Soraia Pimenta

Recycling carbon fibre reinforced polymers for structural applications: Technology review and market outlook

Both environmental and economic factors have driven the development of recycling routes for the increasing amount of carbon fibre reinforced polymer (CFRP) waste generated. This paper presents a review of the current status and outlook of CFRP recycling operations, focusing on state-of-the-art fibre reclamation and re-manufacturing processes, and on the commercialisation and potential applications of recycled products. It is shown that several recycling and re-manufacturing processes are reaching a mature stage, with implementations at commercial scales in operation, production of recycled CFRPs having competitive structural performances, and demonstrator components having been manufactured.
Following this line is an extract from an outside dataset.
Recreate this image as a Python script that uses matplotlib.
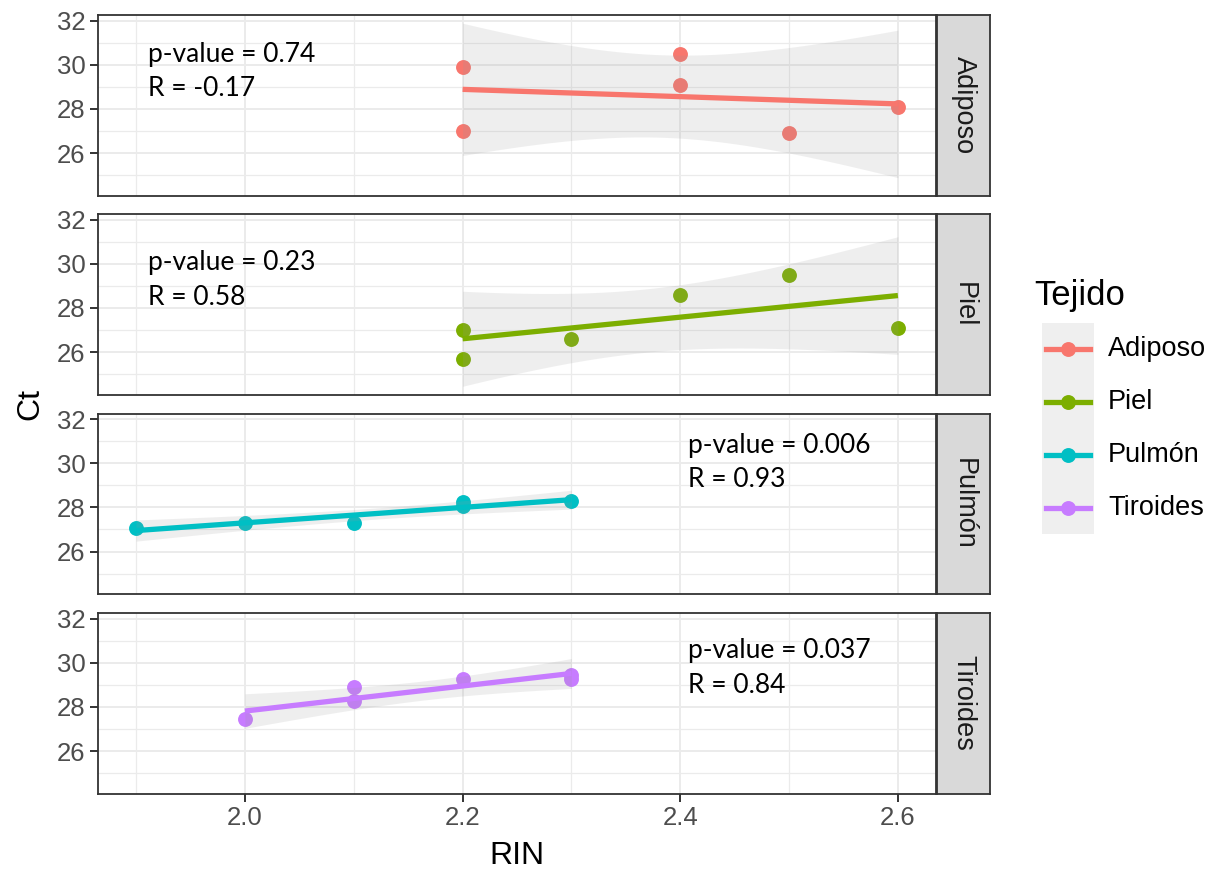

The major challenges for the sound establishment of a CFRP recycling industry and the development of markets for the recyclates are summarised; the potential for introducing recycled CFRPs in structural components is discussed, and likely promising applications are investigated.

On longitudinal compressive failure of carbon-fibre-reinforced polymer: from unidirectional to woven, and from virgin to recycled

Modelling the longitudinal compressive failure of carbon-fibre-reinforced composites has been attempted for decades. Despite many developments, no single model has surfaced to provide simultaneously a definitive explanation for the micromechanics of failure as well as validated predictions for a generic stress state. This paper explores the reasons for this, by presenting experimental data (including scanning electron microscopic observations of loaded kink bands during propagation, and brittle shear fracture at 45° to the fibres) and reviewing previously proposed micromechanical analytical and numerical models. The paper focuses mainly on virgin unidirectional (UD) composites, but studies for woven and recycled composites are also presented, highlighting similarities and differences between these cases. It is found that, while kink-band formation (also referred to in the literature as microbuckling) is predominant in UD composites under longitudinal compression, another failure mode related to the failure of the fibres can be observed experimentally. It is also shown that the micromechanics of the failure process observed in UD composites is similar to that in other fibre architectures, hence encouraging the adaptation and application of models developed for the former to the latter.

Fibre failure modelling

Abstract Fibre-dominated tensile failure in composites is a complex phenomenon governed by the statistical distribution of fibre strengths and the micromechanics of stress-transfer in the neighbourhood of fibre breaks. This chapter provides an overview of classical and state-of-the-art material models to simulate the fibre-dominated tensile failure process in unidirectional composites, and to predict the tensile strength and fracture toughness of these materials, as well as the associated size effects. The relevance of such material models for the simulation of composite components is discussed, and it is demonstrated that the correct representation of size effects at the material scale is fundamental to accurately predict the response of more complex structures.

Recycling of Carbon Fibers

Abstract The use of carbon fibers has been growing exponentially, prompting the development of sustainable recycling routes for the carbon fiber reinforced polymer (CFRP) waste generated. Mechanical and thermochemical (e.g. pyrolysis) fiber reclamation processes are reviewed; it is shown that, under optimized conditions, most processes can recover fibers with virtually no degradation of mechanical and electrical properties. Reintroducing the fibers into new composites is challenging because of their unstructured form, thus requiring extra processing; nonetheless, the mechanical properties of recycled CFRPs compete with those of glass composites, aluminum and even virgin CFRPs. It is expected that recycled composites will be applied mostly in nonsafety critical components for the transports industry, in which case life cycle assessment suggests that recycling is greener than landfilling or incineration; nonstructural applications are also reviewed. Some of the challenges ahead—namely establishing a sound CFRP recycling chain, understanding the complex response of recycled composites and optimizing industrial scale processes—are discussed.